### Set task
Beginning with the first line, set down every line through the one containing "import * as", exactly as it appears, but not the pictures.

━━━ Provided material ━━━

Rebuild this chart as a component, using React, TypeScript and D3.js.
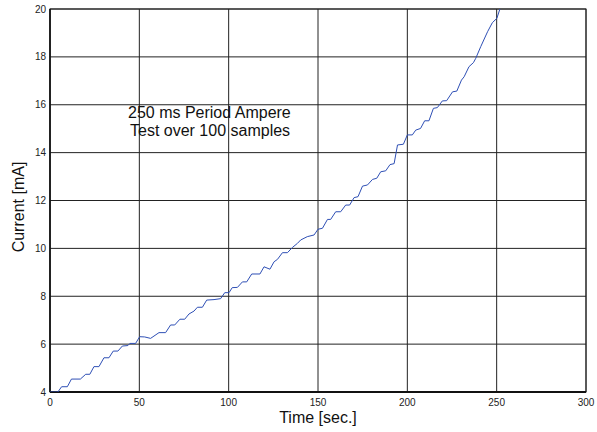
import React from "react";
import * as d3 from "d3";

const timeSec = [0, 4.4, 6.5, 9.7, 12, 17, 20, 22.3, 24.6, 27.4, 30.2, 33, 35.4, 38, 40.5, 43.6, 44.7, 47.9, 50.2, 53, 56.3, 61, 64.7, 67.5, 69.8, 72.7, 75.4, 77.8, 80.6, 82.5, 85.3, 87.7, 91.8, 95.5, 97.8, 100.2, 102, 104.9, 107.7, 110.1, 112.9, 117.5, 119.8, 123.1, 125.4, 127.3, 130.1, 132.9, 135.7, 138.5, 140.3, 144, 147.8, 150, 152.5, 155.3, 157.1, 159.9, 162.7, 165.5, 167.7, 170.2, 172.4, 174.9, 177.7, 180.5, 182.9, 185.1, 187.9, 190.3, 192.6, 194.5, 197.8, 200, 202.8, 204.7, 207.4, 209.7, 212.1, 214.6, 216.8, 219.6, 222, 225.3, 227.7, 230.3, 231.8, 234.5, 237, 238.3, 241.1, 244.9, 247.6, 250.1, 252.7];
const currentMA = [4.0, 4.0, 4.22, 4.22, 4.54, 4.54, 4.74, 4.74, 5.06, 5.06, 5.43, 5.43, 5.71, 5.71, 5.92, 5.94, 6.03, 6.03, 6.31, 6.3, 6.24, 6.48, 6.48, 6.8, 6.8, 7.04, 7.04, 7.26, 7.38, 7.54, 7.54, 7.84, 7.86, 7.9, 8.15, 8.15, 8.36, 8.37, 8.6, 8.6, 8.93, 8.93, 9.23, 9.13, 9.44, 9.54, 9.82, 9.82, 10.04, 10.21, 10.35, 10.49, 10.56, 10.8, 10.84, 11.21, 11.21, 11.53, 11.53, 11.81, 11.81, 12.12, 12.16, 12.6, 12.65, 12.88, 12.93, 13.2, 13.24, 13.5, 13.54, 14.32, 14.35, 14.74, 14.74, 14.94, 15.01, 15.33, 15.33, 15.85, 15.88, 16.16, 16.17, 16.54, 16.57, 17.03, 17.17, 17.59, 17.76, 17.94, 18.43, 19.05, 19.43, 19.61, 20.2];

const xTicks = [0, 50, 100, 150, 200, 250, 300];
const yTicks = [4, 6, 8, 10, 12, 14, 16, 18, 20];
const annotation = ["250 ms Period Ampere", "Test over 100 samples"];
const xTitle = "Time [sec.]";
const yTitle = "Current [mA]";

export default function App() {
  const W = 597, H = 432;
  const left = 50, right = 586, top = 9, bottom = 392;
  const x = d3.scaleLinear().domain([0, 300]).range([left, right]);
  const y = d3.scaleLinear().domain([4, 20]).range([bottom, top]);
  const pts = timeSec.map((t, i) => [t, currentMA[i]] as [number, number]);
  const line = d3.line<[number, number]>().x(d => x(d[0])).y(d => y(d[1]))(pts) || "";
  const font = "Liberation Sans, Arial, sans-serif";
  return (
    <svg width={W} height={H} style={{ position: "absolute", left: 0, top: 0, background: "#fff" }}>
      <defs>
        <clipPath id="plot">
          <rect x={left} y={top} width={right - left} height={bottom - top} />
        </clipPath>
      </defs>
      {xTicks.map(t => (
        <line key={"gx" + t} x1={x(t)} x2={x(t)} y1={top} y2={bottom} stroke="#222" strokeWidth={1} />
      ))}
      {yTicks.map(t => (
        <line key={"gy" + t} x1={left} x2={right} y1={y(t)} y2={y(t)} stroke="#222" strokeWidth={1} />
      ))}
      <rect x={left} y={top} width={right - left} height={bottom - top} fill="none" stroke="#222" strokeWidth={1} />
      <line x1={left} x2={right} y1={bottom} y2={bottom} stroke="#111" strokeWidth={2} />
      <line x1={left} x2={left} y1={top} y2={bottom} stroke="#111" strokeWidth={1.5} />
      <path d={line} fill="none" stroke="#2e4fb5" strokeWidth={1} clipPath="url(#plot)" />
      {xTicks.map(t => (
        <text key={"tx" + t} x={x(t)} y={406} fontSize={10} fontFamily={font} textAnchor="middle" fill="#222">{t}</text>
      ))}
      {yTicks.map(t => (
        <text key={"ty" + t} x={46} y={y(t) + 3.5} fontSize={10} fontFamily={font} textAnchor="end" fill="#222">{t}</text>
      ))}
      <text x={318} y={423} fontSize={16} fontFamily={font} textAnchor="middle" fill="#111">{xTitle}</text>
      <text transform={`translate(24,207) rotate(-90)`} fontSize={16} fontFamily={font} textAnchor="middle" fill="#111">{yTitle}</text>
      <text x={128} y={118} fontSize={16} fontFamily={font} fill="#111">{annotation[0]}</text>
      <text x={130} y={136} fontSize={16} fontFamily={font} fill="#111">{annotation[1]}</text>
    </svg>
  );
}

━━━

### Answer below
Rebuild this chart as a component, using React, TypeScript and D3.js.
import React from "react";
import * as d3 from "d3";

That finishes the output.